1. The Ostrich Effect
Have you ever found yourself dreading your bills so much that rather than opening them you tossed them into the garbage or hiding them deep inside a drawer instead? The decision to ignore negative information by “burying” one’s head in the sand is known as The Ostrich Effect, and it can have a big negative impact on your financial wellbeing. While keeping your problems out of sight and out of mind might provide some short-term mental relief, it’s really only making your problems worse. Recognizing your bias and getting into the habit of facing your problems head on can help you get back on the right track towards financial stability.
2. Outcome Bias
Outcome bias essentially boils down to placing too much stock in results as opposed to the process it took to achieve them. For example, let’s say you decide to take a trip to Vegas and wind up making a killing. While there’s no doubt that investing (and I use that term lightly) $500 in gambling and coming back home with $5,000 is an awesome return, the decision to use that money to gamble probably wasn’t the wisest one. Allowing ourselves to become too focused on the outcome of our decisions as opposed to the steps we take to get them can result in adapting unsustainable habits and could eventually lead us falling back into financial instability.
3. Availability Heuristic
The availability heuristic is based upon the idea that if something can be easily remembered, it must be more important than other ideas that cannot as easily be recalled. In other words, a person who is under the influence of the availability heuristic is more likely to rely on solutions that come to mind quickly as opposed to those that develop by processing all the information that’s available to them. When it comes to finance, relying too heavily on rules of thumb or overly simplistic words of wisdom can actually hamstring you and keep you from reaching your true potential. Just because it’s easier for you to remember a generalized snippet of advice doesn’t mean that it’s the best choice for your situation. If you’re faced with a big financial decision, take the time to look at it from all angles and consider all of your options; not every choice is a simple one.

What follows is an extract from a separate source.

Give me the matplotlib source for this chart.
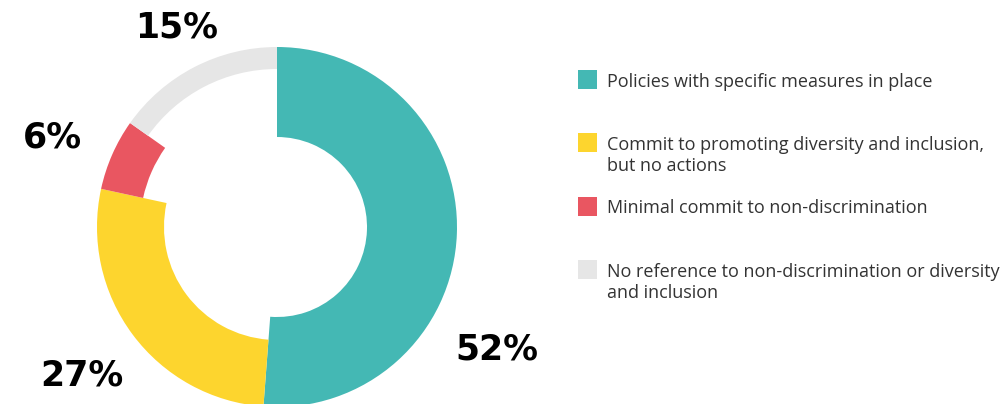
import matplotlib
matplotlib.use('Agg')
import matplotlib.pyplot as plt
from matplotlib.patches import Wedge, Rectangle

# data
categories = ['Policies with specific measures in place',
              'Commit to promoting diversity and inclusion,\nbut no actions',
              'Minimal commit to non-discrimination',
              'No reference to non-discrimination or diversity\nand inclusion']
shares = [51.2, 27.2, 6.4, 15.2]   # arc sizes as drawn
labels = ['52%', '27%', '6%', '15%']

colors = ['#44B8B4', '#FDD52E', '#E95661', '#E6E6E6']
inner_r = [90, 113, 137, 158]   # each ring gets thinner
outer_r = 180
H = 404
center = (277, H - 227)

label_pos = [(497, 349), (82, 376), (52, 138), (177, 27)]
legend_sq = [79.5, 142.5, 206, 269]
legend_base = [87, 150, 213, 277]
line_gap = 21

fig = plt.figure(figsize=(10.01, 4.04), dpi=100)
ax = fig.add_axes([0, 0, 1, 1])
ax.set_xlim(0, 1001)
ax.set_ylim(0, H)
ax.axis('off')

total = sum(shares)
start = 0.0
for v, c, ri in zip(shares, colors, inner_r):
    t2 = 90 - start / total * 360
    t1 = 90 - (start + v) / total * 360
    ax.add_patch(Wedge(center, outer_r, t1, t2, width=outer_r - ri,
                       facecolor=c, edgecolor='none'))
    start += v

for lab, (x, y) in zip(labels, label_pos):
    ax.text(x, H - y, lab, ha='center', va='center', fontsize=25,
            fontweight='heavy', family='DejaVu Sans', color='black')

# legend
for cat, c, ys, yb in zip(categories, colors, legend_sq, legend_base):
    ax.add_patch(Rectangle((578, H - ys - 9.5), 19, 19, facecolor=c, edgecolor='none'))
    for i, line in enumerate(cat.split('\n')):
        ax.text(607, H - yb - i * line_gap, line, ha='left', va='baseline',
                fontsize=13, family='Open Sans', color='#333333')

fig.savefig('out.png', dpi=100)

As you become more proficient in your financial decision making you’ll probably find yourself making less mistakes. While this is definitely a good thing, it’s important to remain humble amidst your accomplishments. Overconfidence can lead to developing a sense of invulnerability and, consequently, making riskier decisions. Taking pride in our success perfectly fine, but it’s pivotal to keep in touch with reality and remember that it doesn’t take much to fall back into financial instability.
Providing you remain self aware and allow for some time to contemplate your decisions, you should be able to avoid falling victim to many of these cognitive biases. As I always say, knowledge is power when it comes to finances, and knowing yourself is an integral part of that. Have you ever fallen victim to one of these biases? Let us know in the comments below!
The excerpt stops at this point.